Крепко спящий после вахты Дмитрий проснулся, ударившись лбом о переборку. В гардемаринской каюте, где жило шесть человек, царил полумрак, из иллюминатора пробивался серый сумеречный свет, давила духота. Все вокруг скрипело и ходило ходуном. Висевшая над столом лампа качалась, словно маятник, и нудно дребезжала. С верхней койки свесилась лохматая голова одноротника Квашнина:
— Небось, Митюха, мутит нутро у тебя?
Только теперь Дмитрий понял, что его сильно тошнит. Захотелось поскорее выбраться на свежий воздух. Он с усилием поднялся на койке. В этот миг корабль резко положило на борт, и Дмитрий стукнулся о стойку. Сверху и сбоку захихикали. Пересилив себя, он оделся и вышел из каюты. На палубе под трапом, прислонившись к переборке, сидели два матроса-первогодка и тихонько стонали, один из них испуганно крестился. Хватаясь за что попало, Дмитрий кое-как поднялся по трапу, приоткрыл люк и выбрался на верхнюю палубу. Резкий ветер и мириады мелких брызг сразу ударили в лицо и несколько освежили его. Цепко схватившись за леер, он сделал несколько шагов. Его опять замутило, и он опустился рядом со световым люком.
— Что, ваше благородие, мутит?
Над ним склонилась улыбающаяся усатая физиономия боцмана Пафнутьича. Побледневший Дмитрий, пытаясь в ответ улыбнуться, вяло кивнул головой.

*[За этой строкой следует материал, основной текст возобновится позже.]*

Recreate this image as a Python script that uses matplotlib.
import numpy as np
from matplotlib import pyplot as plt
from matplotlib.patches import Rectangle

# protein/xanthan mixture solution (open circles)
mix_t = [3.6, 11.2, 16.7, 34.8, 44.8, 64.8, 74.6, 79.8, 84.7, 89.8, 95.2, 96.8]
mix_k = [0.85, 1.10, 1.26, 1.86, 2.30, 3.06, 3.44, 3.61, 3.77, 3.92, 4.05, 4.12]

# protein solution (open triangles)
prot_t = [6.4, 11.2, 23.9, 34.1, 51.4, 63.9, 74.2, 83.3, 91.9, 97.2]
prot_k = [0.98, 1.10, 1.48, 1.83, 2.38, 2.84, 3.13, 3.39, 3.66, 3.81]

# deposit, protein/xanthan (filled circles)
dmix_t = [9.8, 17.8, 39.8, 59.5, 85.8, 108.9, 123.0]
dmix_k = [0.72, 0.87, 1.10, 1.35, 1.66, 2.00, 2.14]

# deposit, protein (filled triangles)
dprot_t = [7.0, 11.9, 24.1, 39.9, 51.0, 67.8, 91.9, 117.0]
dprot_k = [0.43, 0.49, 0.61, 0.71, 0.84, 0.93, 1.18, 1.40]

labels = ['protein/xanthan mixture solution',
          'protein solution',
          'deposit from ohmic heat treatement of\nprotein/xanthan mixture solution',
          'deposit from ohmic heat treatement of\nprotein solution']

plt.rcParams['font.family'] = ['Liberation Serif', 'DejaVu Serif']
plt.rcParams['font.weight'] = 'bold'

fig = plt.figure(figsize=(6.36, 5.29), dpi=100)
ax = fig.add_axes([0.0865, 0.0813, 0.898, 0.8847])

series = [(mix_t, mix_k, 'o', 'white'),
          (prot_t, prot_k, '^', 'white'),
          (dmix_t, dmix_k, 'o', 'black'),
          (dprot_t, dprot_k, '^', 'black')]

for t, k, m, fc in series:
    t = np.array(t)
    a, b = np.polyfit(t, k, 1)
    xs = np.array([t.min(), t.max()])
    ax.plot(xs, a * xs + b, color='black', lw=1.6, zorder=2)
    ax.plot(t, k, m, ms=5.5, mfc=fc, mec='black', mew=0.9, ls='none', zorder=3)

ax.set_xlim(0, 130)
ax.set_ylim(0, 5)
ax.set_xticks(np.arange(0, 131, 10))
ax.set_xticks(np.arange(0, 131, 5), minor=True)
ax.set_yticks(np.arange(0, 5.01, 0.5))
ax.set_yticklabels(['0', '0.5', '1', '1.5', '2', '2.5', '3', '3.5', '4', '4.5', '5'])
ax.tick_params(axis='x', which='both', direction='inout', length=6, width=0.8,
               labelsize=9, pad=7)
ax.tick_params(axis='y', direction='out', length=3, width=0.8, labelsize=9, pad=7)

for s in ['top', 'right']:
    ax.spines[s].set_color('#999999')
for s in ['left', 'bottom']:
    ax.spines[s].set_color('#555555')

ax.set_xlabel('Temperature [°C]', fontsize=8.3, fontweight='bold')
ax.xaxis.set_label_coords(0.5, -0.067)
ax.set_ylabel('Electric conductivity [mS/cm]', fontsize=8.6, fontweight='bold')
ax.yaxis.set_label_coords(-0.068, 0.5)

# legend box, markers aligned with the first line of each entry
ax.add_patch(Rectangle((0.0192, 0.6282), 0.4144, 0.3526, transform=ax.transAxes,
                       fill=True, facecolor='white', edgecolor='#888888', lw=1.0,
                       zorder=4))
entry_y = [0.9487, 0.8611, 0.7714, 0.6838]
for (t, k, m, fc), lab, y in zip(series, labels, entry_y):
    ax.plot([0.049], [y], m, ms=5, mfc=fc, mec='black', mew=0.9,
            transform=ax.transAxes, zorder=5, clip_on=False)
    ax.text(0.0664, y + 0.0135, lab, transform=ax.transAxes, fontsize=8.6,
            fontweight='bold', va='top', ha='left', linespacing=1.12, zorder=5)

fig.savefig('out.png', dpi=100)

— А вы стравите, — сочувственно сказал Пафнутьич и на вопросительный взгляд гардемарина отрыл широко рот, засунул в него два пальца и затем пояснил: — Определенно полегчает, потому вся нечисть наружу выплеснется. Только поближе к шпангоуту, штоб, значит, палубу не поганить.
Он помог Дмитрию подняться и подвел его ближе к борту. Проделав все, как посоветовал боцман, Дмитрий, к удивлению, почувствовал себя намного лучше, улыбнулся и с благодарностью произнес:
— Спасибо, Пафнутьич, и в самом деле полегчало. Теперь наперед буду знать, как эту хворость выводить.
Боцман добродушно ухмыльнулся, покрутил смоляные усы:
— Оно, ваше благородие, пообвыкнется, раз-другой — и все на место станет.
И действительно, не прошло и часа, Дмитрия снова затошнило, и приступы болезненной рвоты стали еще сильнее. Он опять стравил за борт и спустился вниз, в каюту. Все гардемарины лежали вповал и жалобно стонали в такт качке, когда корабль в очередной раз кренился на борт или взбирался на встречную волну. Кинувшись на койку, Сенявин впал в забытье. Его опять мутило. В эти мгновения почему-то вспоминал он свое тихое Комлево и мать. Будто сквозь сон послышалась зычная команда боцмана: «Пошел все наверх!» Но, обессиленный, он не мог даже поднять голову. В дремоте прошел час-другой, и наконец Дмитрий забылся в тяжелом сне. Однако утром, проснувшись, он не почувствовал мерзопакостных ощущений минувшей ночи. Голова не болела, и не крутило, хотя корабль покачивало. Вдруг захотелось есть. Потянувшись, он быстро вскочил и, увидев, что все гардемарины храпят, принялся дергать их и тормошить. Наскоро умывшись, побежал в гардемаринскую каюту, с жадностью выпил не один стакан крепко заваренного горячего чая, смачно закусывая булкой с маслом.